Why difficult? Because the child needs more than rules; they need to see the rules’ rationality. The teacher therefore has to read the child’s current understanding, choose examples the child can follow, build the reasoning at a pace the child can match, and resist the temptation to fall back on bare commands when the child resists. All of this takes insight: the practical wisdom of a real teacher rather than the technical knowledge of a curriculum.
Kant adds a strong line: the child must do right on account of their own maxims, not merely from habit. Habit can produce the same outward behaviour as maxim, but it does not produce moral substance. A habit is invisible to the person performing it.
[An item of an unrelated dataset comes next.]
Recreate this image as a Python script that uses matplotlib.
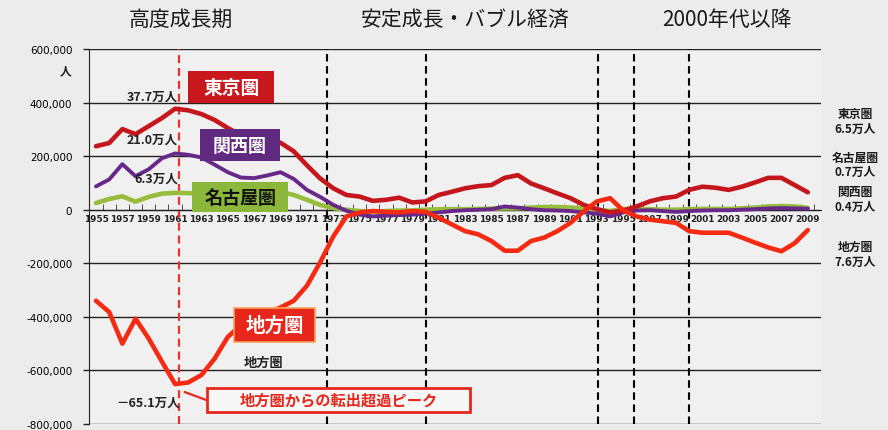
import matplotlib
matplotlib.use("Agg")
from matplotlib import pyplot as plt
from matplotlib.patches import Rectangle
import numpy as np

plt.rcParams['font.family'] = ['Noto Sans CJK JP', 'DejaVu Sans']

years = list(range(1955, 2010))

# 転入超過数(人)
tokyo = [237000, 249000, 301000, 282000, 312000, 342000, 377000, 371000, 357000, 335000,
         305000, 278000, 270000, 266000, 250000, 218000, 166000, 117000, 80000, 55000,
         49000, 33000, 37000, 45000, 27000, 31000, 55000, 67000, 80000, 88000,
         92000, 119000, 129000, 98000, 80000, 61000, 43000, 18000, 2000, -10000,
         -3000, 12000, 31000, 43000, 49000, 74000, 86000, 82000, 74000, 86000,
         102000, 119000, 119000, 92000, 65000]
kansai = [87000, 113000, 170000, 125000, 151000, 192000, 210000, 205000, 195000, 168000,
          140000, 120000, 118000, 128000, 140000, 115000, 74000, 48000, 18000, -4000,
          -18000, -25000, -22000, -20000, -18000, -15000, -10000, -5000, -2000, 0,
          2000, 12000, 8000, 2000, -2000, -3000, -5000, -10000, -15000, -25000,
          -10000, -3000, -2000, -5000, -8000, -5000, -3000, -2000, -2000, 0,
          2000, 5000, 6000, 5000, 4000]
nagoya = [25000, 40000, 50000, 30000, 48000, 60000, 63000, 62000, 60000, 56000,
          55000, 55000, 60000, 65000, 67000, 55000, 37000, 18000, 6000, 0,
          -5000, -8000, -5000, -3000, -3000, 0, 2000, 2000, 2000, 3000,
          4000, 5000, 5000, 8000, 10000, 10000, 8000, 5000, 0, -5000,
          3000, 2000, 2000, 0, 0, 2000, 3000, 3000, 3000, 5000,
          8000, 12000, 14000, 12000, 7000]
chiho = [-340000, -382000, -500000, -407000, -481000, -567000, -651000, -645000, -617000, -556000,
         -475000, -430000, -405000, -385000, -365000, -340000, -284000, -197000, -100000, -25000,
         -10000, -5000, -8000, -10000, -5000, -8000, -30000, -55000, -80000, -92000,
         -117000, -153000, -153000, -117000, -104000, -80000, -49000, -6000, 31000, 43000,
         -3000, -25000, -37000, -43000, -49000, -80000, -86000, -86000, -86000, -104000,
         -123000, -141000, -155000, -125000, -76000]

tick_years = list(range(1955, 2010, 2))
y_ticks = list(range(-800000, 600001, 200000))
period_lines = [1972.5, 1980.0, 1993.05, 1995.8, 2000.0]
peak_year = 1961.3

W, H = 888, 431
fig = plt.figure(figsize=(W / 100, H / 100), dpi=100, facecolor='#ececec')
ax = fig.add_axes([89 / W, 1 - 425 / H, (821 - 89) / W, (425 - 50) / H])
ax.set_facecolor('#f0f0f0')

ax.set_xlim(1954.47, 2010.0)
ax.set_ylim(-800000, 600000)

# y axis
ax.set_yticks(y_ticks)
ax.set_yticklabels([f'{v:,}' for v in y_ticks], fontsize=7.5, family='DejaVu Sans')
ax.tick_params(axis='y', length=4, width=1, color='#222', pad=8)
ax.grid(axis='y', color='#222222', lw=1.0)
ax.set_axisbelow(True)

# x axis crosses at 0
ax.spines['bottom'].set_position(('data', 0))
ax.spines['bottom'].set_color('#222')
ax.spines['left'].set_color('#222')
ax.spines['top'].set_visible(False)
ax.spines['right'].set_visible(False)
ax.set_xticks(tick_years)
ax.set_xticklabels([str(y) for y in tick_years], fontsize=6.4, fontweight='bold',
                   family='DejaVu Sans', color='#222')
ax.tick_params(axis='x', which='major', length=0, pad=3)
ax.set_xticks(np.arange(1955.5, 2009.6, 1.0), minor=True)
ax.tick_params(axis='x', which='minor', direction='in', length=4, color='#333')

# period separators
for x in period_lines:
    ax.axvline(x, color='black', lw=1.5, ls=(0, (3.6, 2.2)), zorder=2)
ax.axvline(peak_year, color='#e8332a', lw=1.6, ls=(0, (3.6, 2.2)), zorder=2)

# series
ax.plot(years, nagoya, color='#96be3c', lw=3.3, zorder=3, solid_capstyle='round')
ax.plot(years, kansai, color='#68288a', lw=2.8, zorder=4, solid_capstyle='round')
ax.plot(years, tokyo, color='#c4161c', lw=3.3, zorder=5, solid_capstyle='round')
ax.plot(years, chiho, color='#f42a12', lw=3.3, zorder=6, solid_capstyle='round')


def label_box(x0, x1, y0, y1, text, fc, tc, size, ec=None, lw=0):
    ax.add_patch(Rectangle((x0, y0), x1 - x0, y1 - y0, fc=fc, ec=ec or fc, lw=lw,
                           zorder=8, clip_on=False))
    ax.text((x0 + x1) / 2, (y0 + y1) / 2, text, color=tc, fontsize=size,
            fontweight='bold', ha='center', va='center', zorder=9)


label_box(1962.0, 1968.5, 398000, 517000, '東京圏', '#c8181e', 'white', 13.5)
label_box(1962.9, 1968.95, 182000, 301000, '関西圏', '#5f2a7f', 'white', 13)
label_box(1962.3, 1969.6, -9000, 103000, '名古屋圏', '#8bb83a', '#111', 13)
label_box(1965.5, 1971.6, -494000, -367000, '地方圏', '#e8271c', 'white', 14,
          ec='#f7a35a', lw=1.2)

# peak values
ax.text(1961.2, 424000, '37.7万人', fontsize=9, fontweight='bold', ha='right',
        va='center', color='#222', zorder=7)
ax.text(1961.2, 263000, '21.0万人', fontsize=9, fontweight='bold', ha='right',
        va='center', color='#222', zorder=7)
ax.text(1961.2, 118000, '6.3万人', fontsize=9, fontweight='bold', ha='right',
        va='center', color='#222', zorder=7)
ax.text(1961.4, -718000, '－65.1万人', fontsize=9, fontweight='bold', ha='right',
        va='center', color='#222', zorder=7)
ax.text(1967.7, -569000, '地方圏', fontsize=9.5, fontweight='bold', ha='center',
        va='center', color='#222', zorder=7)

# callout for the outflow peak
ax.plot([1961.75, 1963.45], [-681000, -712000], color='#e8271c', lw=1.6, zorder=7)
ax.add_patch(Rectangle((1963.4, -755000), 20.0, 90000, fc='#f7f7f7', ec='#e8271c',
                       lw=2.0, zorder=8))
ax.text(1973.4, -710000, '地方圏からの転出超過ピーク', color='#e8271c', fontsize=11,
        fontweight='bold', ha='center', va='center', zorder=9)

# unit and period headings
fig.text(66 / W, 1 - 72 / H, '人', fontsize=8.5, fontweight='bold', ha='center',
         va='center', color='#222')
for px, txt in [(181, '高度成長期'), (465, '安定成長・バブル経済'), (727, '2000年代以降')]:
    fig.text(px / W, 1 - 20 / H, txt, fontsize=15, ha='center', va='center', color='#1a1a1a')

# 2009 values on the right
for py, txt in [(122, '東京圏\n6.5万人'), (165, '名古屋圏\n0.7万人'),
                (200, '関西圏\n0.4万人'), (255, '地方圏\n7.6万人')]:
    fig.text(855 / W, 1 - py / H, txt, fontsize=8.5, fontweight='bold', ha='center',
             va='center', color='#1a1a1a', linespacing=1.15)

fig.savefig('out.png', dpi=100, facecolor=fig.get_facecolor())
A maxim is visible: the person knows what they are doing and why.
A teacher whose moral education produces only habits has produced behaviourally correct children with no moral interior. Kant treats this as a serious failure, even though such a teacher might appear successful by short-term measures.
Habit is invisible to the actor; a maxim is visible
A habit produces the right outward behaviour but the person does not know what they are doing or why. A maxim produces the same outward behaviour with full awareness of the principle behind it. Moral substance requires the maxim, not the habit.
Character
Out of all this, Kant gives character a one-line definition. Character is the readiness to act in accordance with maxims.
The definition is sparse and exact. A person with character is one whose first instinct, when faced with a moral situation, is to consult their maxims and act accordingly. A person without character may know the maxims, may even endorse them in calm reflection, but does not reliably reach for them in the moment.
Building character, on this definition, is the work of making maxim-acting automatic. Not automatic in the sense of unconscious habit (which Kant has already warned against), but automatic in the sense of reliable. The person can be counted on. The maxim and the action come together without delay.
This is one of the most useful Kantian contributions to thinking about moral education. Character is not a vague glow of goodness. It is a specific capacity: ready maxim-following. A teacher can ask, of any student, is this child becoming more or less ready to act on maxims they understand? If more, character is being formed. If less, something is going wrong.
Readiness to act in accordance with maxims
A person with character consults their maxims and acts accordingly in the moment. The capacity is specific, not vague: a reliable, ready maxim-following. A teacher can measure progress by asking whether the child is becoming more or less ready to do this.
School maxims and the maxims of humanity
The final piece of this section is about how school maxims become something larger. School maxims turn into maxims of mankind after a proper moral education during childhood.
The phrasing is careful. The maxims taught in school are not yet the maxims of humanity. They are starter versions, calibrated for a child’s understanding. With good teaching, the starter versions grow. By adulthood, the person is acting on maxims that hold not just for them but for any reasoning human being anywhere.
Kant adds the deepest claim of his whole moral pedagogy: a person only becomes moral when their reason develops ideas of law and duty.
This is the bar. Outward good behaviour is not yet morality. Habits of kindness are not yet morality. Real morality begins when reason itself produces the ideas of law and duty, and the person acts on those ideas as their own.
A school’s job, by this standard, is enormous. The school is helping each student develop the reason that will produce, in time, the law and the duty by which the student will live as a moral adult. Moral education is the highest aim of all education, Kant says elsewhere. This article is the foundation of that claim.
When their reason develops ideas of law and duty
Outward good behaviour is not yet morality. Habits of kindness are not yet morality. Real morality begins when reason itself produces the ideas of law and duty, and the person acts on those ideas as their own. Moral education is the highest aim of all education.